= Material for this exercise =
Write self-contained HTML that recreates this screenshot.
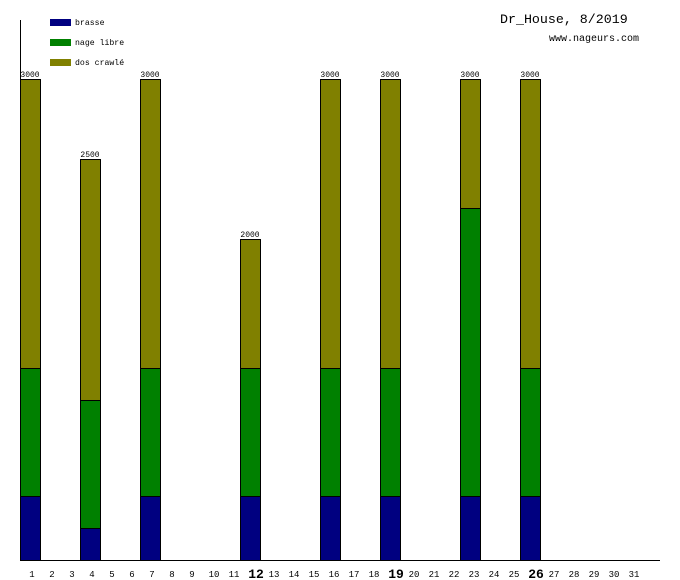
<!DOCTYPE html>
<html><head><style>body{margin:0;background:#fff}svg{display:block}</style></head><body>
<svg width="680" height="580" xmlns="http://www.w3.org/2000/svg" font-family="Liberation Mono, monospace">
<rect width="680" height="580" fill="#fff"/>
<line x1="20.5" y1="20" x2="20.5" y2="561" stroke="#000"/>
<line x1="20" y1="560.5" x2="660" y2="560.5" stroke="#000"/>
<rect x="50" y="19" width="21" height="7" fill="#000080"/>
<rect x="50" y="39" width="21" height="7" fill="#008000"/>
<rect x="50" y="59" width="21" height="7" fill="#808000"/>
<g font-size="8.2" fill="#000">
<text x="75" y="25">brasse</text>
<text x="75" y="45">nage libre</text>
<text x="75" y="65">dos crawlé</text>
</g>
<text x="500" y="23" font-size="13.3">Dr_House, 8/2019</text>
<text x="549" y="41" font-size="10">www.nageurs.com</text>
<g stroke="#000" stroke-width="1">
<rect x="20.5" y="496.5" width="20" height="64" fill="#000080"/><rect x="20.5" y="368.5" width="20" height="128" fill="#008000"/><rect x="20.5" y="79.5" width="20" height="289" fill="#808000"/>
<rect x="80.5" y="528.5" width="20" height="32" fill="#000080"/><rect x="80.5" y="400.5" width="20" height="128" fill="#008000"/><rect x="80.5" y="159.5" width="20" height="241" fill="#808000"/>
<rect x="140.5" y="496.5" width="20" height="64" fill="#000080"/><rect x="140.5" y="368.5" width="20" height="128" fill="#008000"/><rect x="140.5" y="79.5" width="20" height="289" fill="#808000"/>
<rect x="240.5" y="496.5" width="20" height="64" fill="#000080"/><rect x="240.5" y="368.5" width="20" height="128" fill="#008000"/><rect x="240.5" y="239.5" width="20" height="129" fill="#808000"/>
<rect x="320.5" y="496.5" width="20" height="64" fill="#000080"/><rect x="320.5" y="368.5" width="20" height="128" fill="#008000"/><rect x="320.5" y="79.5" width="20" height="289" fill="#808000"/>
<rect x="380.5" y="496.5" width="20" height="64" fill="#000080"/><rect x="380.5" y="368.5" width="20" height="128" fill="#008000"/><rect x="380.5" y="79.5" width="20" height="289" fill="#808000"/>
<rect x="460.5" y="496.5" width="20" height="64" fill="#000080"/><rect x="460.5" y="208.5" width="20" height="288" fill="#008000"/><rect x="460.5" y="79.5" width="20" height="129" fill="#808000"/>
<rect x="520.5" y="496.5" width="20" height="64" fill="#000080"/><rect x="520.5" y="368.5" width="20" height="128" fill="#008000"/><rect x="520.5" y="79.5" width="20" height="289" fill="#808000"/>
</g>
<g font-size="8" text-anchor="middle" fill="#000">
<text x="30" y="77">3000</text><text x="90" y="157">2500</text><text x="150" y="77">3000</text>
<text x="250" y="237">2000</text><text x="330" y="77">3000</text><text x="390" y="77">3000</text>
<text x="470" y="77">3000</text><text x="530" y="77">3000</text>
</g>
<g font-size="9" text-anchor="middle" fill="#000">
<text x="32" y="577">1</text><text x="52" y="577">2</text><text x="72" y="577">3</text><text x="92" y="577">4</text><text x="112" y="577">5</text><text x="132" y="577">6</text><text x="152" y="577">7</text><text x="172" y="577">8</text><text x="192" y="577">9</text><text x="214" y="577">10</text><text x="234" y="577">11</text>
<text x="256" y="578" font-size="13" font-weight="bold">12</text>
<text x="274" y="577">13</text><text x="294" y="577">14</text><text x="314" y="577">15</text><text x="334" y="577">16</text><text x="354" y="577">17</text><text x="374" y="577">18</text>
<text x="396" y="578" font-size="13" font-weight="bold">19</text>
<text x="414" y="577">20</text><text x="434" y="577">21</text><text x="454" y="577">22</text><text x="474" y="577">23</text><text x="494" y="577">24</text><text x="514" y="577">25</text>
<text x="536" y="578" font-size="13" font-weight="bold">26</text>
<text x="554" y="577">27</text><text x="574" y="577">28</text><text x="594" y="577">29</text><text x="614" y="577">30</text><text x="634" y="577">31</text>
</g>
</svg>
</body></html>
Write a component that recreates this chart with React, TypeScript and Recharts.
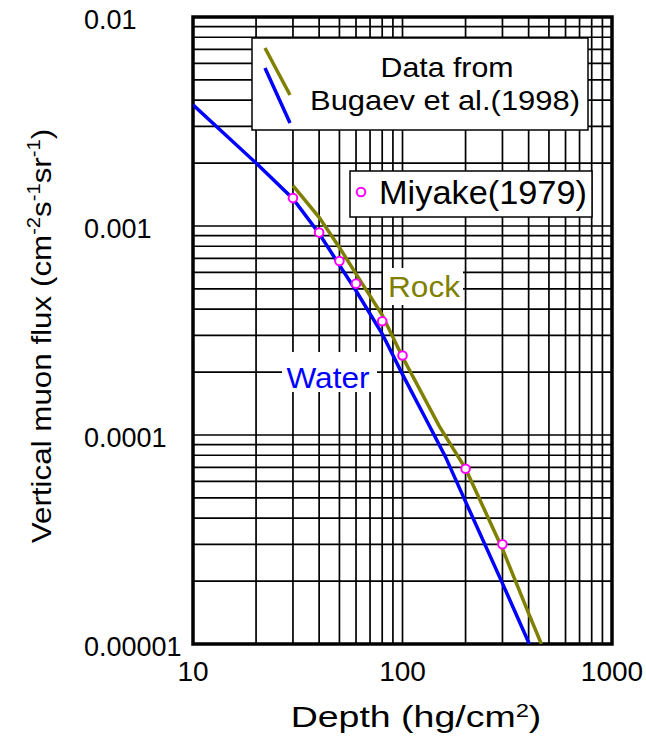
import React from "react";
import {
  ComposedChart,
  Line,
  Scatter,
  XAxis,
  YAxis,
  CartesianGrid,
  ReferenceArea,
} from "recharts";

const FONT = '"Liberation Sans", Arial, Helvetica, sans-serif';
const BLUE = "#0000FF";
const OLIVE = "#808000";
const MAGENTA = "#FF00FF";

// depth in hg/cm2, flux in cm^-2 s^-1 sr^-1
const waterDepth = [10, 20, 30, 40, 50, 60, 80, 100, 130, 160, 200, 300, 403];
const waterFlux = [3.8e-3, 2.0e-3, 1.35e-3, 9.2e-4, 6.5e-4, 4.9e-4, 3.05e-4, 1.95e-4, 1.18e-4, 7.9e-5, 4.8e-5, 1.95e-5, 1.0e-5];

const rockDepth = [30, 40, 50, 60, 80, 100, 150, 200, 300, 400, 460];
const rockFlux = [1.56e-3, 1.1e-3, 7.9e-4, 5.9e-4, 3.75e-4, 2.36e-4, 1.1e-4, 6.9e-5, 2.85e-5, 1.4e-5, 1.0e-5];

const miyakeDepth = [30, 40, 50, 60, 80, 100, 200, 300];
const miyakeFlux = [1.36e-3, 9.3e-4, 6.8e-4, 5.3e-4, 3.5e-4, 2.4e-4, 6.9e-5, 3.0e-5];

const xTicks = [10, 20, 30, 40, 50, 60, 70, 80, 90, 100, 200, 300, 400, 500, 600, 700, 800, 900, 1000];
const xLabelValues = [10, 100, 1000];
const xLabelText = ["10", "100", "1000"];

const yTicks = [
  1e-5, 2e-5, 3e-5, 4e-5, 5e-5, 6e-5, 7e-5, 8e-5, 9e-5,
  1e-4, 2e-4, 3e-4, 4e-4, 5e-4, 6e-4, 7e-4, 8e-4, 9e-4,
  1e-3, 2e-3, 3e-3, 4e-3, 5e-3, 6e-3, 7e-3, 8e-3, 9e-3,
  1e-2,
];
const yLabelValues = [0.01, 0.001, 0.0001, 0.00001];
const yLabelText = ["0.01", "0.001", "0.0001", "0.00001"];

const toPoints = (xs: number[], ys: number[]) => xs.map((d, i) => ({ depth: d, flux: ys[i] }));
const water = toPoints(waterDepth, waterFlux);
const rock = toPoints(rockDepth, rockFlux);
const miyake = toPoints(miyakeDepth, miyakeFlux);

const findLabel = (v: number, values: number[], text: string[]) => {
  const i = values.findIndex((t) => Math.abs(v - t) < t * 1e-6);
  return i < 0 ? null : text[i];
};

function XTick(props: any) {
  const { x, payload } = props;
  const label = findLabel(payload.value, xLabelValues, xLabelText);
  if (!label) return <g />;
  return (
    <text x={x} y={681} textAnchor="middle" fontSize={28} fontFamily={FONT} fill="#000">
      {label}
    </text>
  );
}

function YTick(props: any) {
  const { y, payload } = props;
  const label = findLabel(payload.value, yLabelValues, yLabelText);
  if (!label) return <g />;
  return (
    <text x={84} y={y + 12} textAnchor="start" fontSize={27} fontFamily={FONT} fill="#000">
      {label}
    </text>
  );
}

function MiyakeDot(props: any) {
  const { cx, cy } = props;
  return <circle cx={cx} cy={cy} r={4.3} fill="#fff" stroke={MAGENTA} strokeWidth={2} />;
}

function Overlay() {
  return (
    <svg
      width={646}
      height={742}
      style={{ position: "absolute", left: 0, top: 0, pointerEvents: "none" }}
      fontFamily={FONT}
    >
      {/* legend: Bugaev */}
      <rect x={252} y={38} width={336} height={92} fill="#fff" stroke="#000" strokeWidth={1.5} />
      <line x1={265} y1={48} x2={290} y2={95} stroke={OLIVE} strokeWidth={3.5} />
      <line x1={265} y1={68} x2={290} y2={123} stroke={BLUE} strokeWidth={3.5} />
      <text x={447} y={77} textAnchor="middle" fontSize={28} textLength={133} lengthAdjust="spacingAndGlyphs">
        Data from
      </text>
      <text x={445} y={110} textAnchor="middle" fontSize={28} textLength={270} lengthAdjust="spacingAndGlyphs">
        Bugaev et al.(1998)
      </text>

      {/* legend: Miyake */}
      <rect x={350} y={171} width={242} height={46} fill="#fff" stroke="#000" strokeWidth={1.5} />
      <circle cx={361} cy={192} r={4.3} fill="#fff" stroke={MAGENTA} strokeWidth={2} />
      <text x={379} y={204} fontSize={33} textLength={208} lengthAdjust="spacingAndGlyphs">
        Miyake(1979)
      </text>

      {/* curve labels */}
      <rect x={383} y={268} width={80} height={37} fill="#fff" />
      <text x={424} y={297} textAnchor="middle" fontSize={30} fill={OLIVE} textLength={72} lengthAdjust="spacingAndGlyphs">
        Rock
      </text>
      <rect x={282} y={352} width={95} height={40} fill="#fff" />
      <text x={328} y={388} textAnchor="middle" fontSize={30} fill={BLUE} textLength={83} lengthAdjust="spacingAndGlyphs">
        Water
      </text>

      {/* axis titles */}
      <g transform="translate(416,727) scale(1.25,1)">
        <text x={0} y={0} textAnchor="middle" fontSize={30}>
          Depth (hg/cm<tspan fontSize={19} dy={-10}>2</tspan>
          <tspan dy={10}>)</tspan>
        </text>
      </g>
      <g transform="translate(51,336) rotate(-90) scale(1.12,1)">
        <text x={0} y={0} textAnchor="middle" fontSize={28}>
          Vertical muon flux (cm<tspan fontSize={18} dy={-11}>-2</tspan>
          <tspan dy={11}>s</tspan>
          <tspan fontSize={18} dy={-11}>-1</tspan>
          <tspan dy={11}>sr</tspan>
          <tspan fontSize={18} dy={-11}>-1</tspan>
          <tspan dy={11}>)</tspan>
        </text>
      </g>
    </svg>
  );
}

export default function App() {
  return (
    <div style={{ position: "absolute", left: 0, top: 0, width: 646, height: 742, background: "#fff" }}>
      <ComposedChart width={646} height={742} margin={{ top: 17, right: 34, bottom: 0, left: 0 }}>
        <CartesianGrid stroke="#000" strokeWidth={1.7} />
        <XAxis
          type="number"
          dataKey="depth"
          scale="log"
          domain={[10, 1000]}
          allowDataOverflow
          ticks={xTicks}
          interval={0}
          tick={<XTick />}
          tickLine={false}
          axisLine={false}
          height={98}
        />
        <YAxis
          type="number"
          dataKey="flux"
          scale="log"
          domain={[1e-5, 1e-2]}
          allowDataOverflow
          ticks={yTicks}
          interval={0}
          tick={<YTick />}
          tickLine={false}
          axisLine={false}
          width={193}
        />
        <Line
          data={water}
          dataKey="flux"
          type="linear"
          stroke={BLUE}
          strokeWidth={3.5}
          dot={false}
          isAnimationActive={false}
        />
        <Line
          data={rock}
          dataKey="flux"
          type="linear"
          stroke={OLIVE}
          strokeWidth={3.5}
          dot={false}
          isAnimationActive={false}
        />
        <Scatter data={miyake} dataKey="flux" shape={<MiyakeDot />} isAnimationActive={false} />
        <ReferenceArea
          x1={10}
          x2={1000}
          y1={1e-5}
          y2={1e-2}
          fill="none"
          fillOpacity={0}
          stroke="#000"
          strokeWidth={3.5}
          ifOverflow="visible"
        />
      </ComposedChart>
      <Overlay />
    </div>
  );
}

= Task statement =
Make an exact copy of the lines from the one containing "Write a component" to the one containing "4.8e-5, 1.95e-5, 1.0e-5];", keeping both and leaving out every picture.

= Final result =
Write a component that recreates this chart with React, TypeScript and Recharts.
import React from "react";
import {
  ComposedChart,
  Line,
  Scatter,
  XAxis,
  YAxis,
  CartesianGrid,
  ReferenceArea,
} from "recharts";

const FONT = '"Liberation Sans", Arial, Helvetica, sans-serif';
const BLUE = "#0000FF";
const OLIVE = "#808000";
const MAGENTA = "#FF00FF";

// depth in hg/cm2, flux in cm^-2 s^-1 sr^-1
const waterDepth = [10, 20, 30, 40, 50, 60, 80, 100, 130, 160, 200, 300, 403];
const waterFlux = [3.8e-3, 2.0e-3, 1.35e-3, 9.2e-4, 6.5e-4, 4.9e-4, 3.05e-4, 1.95e-4, 1.18e-4, 7.9e-5, 4.8e-5, 1.95e-5, 1.0e-5];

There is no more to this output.